Mikula feels the murals are a way to tell the stories of the community, to bring energy to public spaces.

“They’re bringing life to buildings or spaces or canvasses that are large and can showcase the community in a very different way than a gallery setting and having art within the walls of a building,” Mikula said.

“Take the ‘Greetings from Lansing Michigan’ mural overlooking the Nuthouse Sports Grill, now seen in commercials. We’ve also seen it on TV shows such as ‘Diners, Drive-ins and Dives.’ They’re using that as a way to welcome people and tell people that Lansing is a pretty creative place.”

The Arts Council has paid for many of the murals, but not all of them.

“We grant out about $275,000 each year for different kinds of programs,” Mikula said. “We have six different programs that we actually grant money out to. So our work is not to create the murals, our work is to help fund them.

“Like the mural on the side of our building that was done by ... the teens over at the Reach Studio Art Center, was done through MICA gallery, through a mini grant that they received through the arts council.”

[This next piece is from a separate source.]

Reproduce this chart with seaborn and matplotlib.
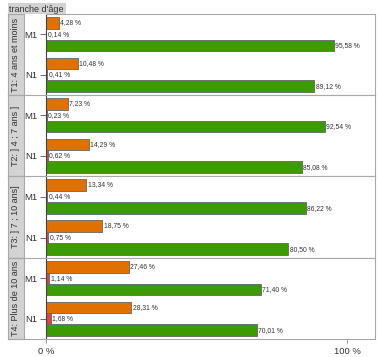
import matplotlib
matplotlib.use("Agg")
import matplotlib.pyplot as plt
import seaborn as sns
import pandas as pd

sns.set_theme(style="white")
plt.rcParams['font.family'] = ['Liberation Sans', 'DejaVu Sans']

tranches = ["T1: 4 ans et moins", "T2: ] 4 ; 7 ans ]", "T3: ] 7 ; 10 ans]", "T4: Plus de 10 ans"]
profils = ["M1", "N1"]
series = ["Série A", "Série B", "Série C"]
colors = ["#E07000", "#E8413C", "#3C9B00"]

serie_a = [[4.28, 10.48], [7.23, 14.29], [13.34, 18.75], [27.46, 28.31]]
serie_b = [[0.14, 0.41], [0.23, 0.62], [0.44, 0.75], [1.14, 1.68]]
serie_c = [[95.58, 89.12], [92.54, 85.08], [86.22, 80.50], [71.40, 70.01]]
header = "tranche d'âge"

rows = []
for ti, t in enumerate(tranches):
    for pi, p in enumerate(profils):
        for s, vals in zip(series, [serie_a, serie_b, serie_c]):
            rows.append({"tranche": t, "profil": p, "serie": s, "valeur": vals[ti][pi]})
df = pd.DataFrame(rows)

W, H = 380, 357
fig = plt.figure(figsize=(W / 100, H / 100), dpi=100)

def fx(px):
    return px / W

def fy(py):
    return 1 - py / H

tops = [14, 95, 176, 258]
bots = [95, 176, 258, 339]
left, right = 46, 375

def fmt(v):
    return f"{v:.2f}".replace(".", ",") + " %"

frame_col = "#a8a8a8"
for i, t in enumerate(tranches):
    ax = fig.add_axes([fx(left), fy(bots[i]), fx(right - left), (bots[i] - tops[i]) / H])
    sub = df[df["tranche"] == t]
    sns.barplot(data=sub, y="profil", x="valeur", hue="serie", orient="h",
                order=profils, hue_order=series, palette=colors, width=0.85,
                edgecolor="#666666", linewidth=0.6, ax=ax, legend=False,
                saturation=1)
    for c, s in zip(ax.containers, series):
        vals = sub[sub["serie"] == s].set_index("profil").loc[profils, "valeur"].tolist()
        ax.bar_label(c, labels=[fmt(v) for v in vals], padding=1, fontsize=4.9, color="#333333")
    ax.set_xlim(0, (right - left) / 3.01)
    ax.set_ylim(1.5, -0.5)
    ax.set_xlabel("")
    ax.set_ylabel("")
    ax.set_yticks([0, 1])
    ax.set_yticklabels(profils, fontsize=6.8, color="#333333")
    ax.tick_params(axis="y", length=4, width=0.6, color="#555555", pad=2, left=True)
    if i == 3:
        ax.set_xticks([0, 100])
        ax.set_xticklabels(["0 %", "100 %"], fontsize=6.8, color="#333333")
        ax.tick_params(axis="x", length=3, width=0.6, color="#888888", pad=3, bottom=True)
    else:
        ax.set_xticks([])
    for sp in ["top", "right", "bottom"]:
        ax.spines[sp].set_color(frame_col)
        ax.spines[sp].set_linewidth(0.8)
    ax.spines["left"].set_color("#444444")
    ax.spines["left"].set_linewidth(0.8)

    # strip
    sax = fig.add_axes([fx(8), fy(bots[i]), fx(16), (bots[i] - tops[i]) / H])
    sax.set_facecolor("#d3d3d3")
    sax.set_xticks([])
    sax.set_yticks([])
    for sp in sax.spines.values():
        sp.set_color(frame_col)
        sp.set_linewidth(0.8)
    sax.text(0.5, 0.5, t, rotation=90, ha="center", va="center", fontsize=6.5,
             color="#333333", transform=sax.transAxes)
    fig.add_artist(plt.Line2D([fx(8), fx(left)], [fy(bots[i]), fy(bots[i])],
                              color=frame_col, lw=0.8))

# header box
hax = fig.add_axes([fx(8), fy(14), fx(58), 11 / H])
hax.set_facecolor("#d3d3d3")
hax.set_xticks([])
hax.set_yticks([])
for sp in hax.spines.values():
    sp.set_visible(False)
hax.text(0.02, 0.45, header, ha="left", va="center", fontsize=6.5, color="#333333",
         transform=hax.transAxes)

fig.savefig("out.png", dpi=100)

The council was instrumental in helping to raise $107,000 for the ‘Under the Bridge’ mural and get Whitfield attached to the project. That didn’t come from grant money, but through sponsorships and crowd funding.

Whitfield is a graphic designer for the Michigan Department of Transportation. He received statewide recognition for his creation of a Mackinac Bridge-themed license plate in 2012.

He is now working on a project on the Michigan Avenue corridor on the “The Venue,” an apartment and retail space at the corner with Clemons Avenue. The artwork was commissioned by developer Scott Gillespie and will have about 10 murals once it’s finished.

The mural will show the history of the city’s east side, including Emil’s, The Green Door, Sparrow and the old Boy’s Vocational School.

“The one I’m doing now is focused on the history of that area, so I come up with my own ideas how I want to portray that,” Whitfield said. “Sometimes that can be difficult.

“People love to remember Emil’s,” he said, referring to the Italian restaurant once located at that corner. Indeed, the Emil’s building torn down to make way for The Venue was known for a mural depicting sights of Italy on a west-facing wall.

“There are a lot of stories behind that one,” Whitfield said. “So, that kind of helps me out with the ideas. Then you have to decide how you want to show that particular thing. That’s where I try to tell a story when I do it.”

Many of the murals around town look a lot like graffiti. But they’re not.

“A lot of them are done by the same type of artist,” Brown said. “I’m not a graffiti artist. I’m a street artist. I’m a muralist. There’s a difference. Most people don’t know that. Because graffiti is lettering.

“Letters aren’t my thing. Painting pictures, that’s my thing. A picture can say a thousand words.”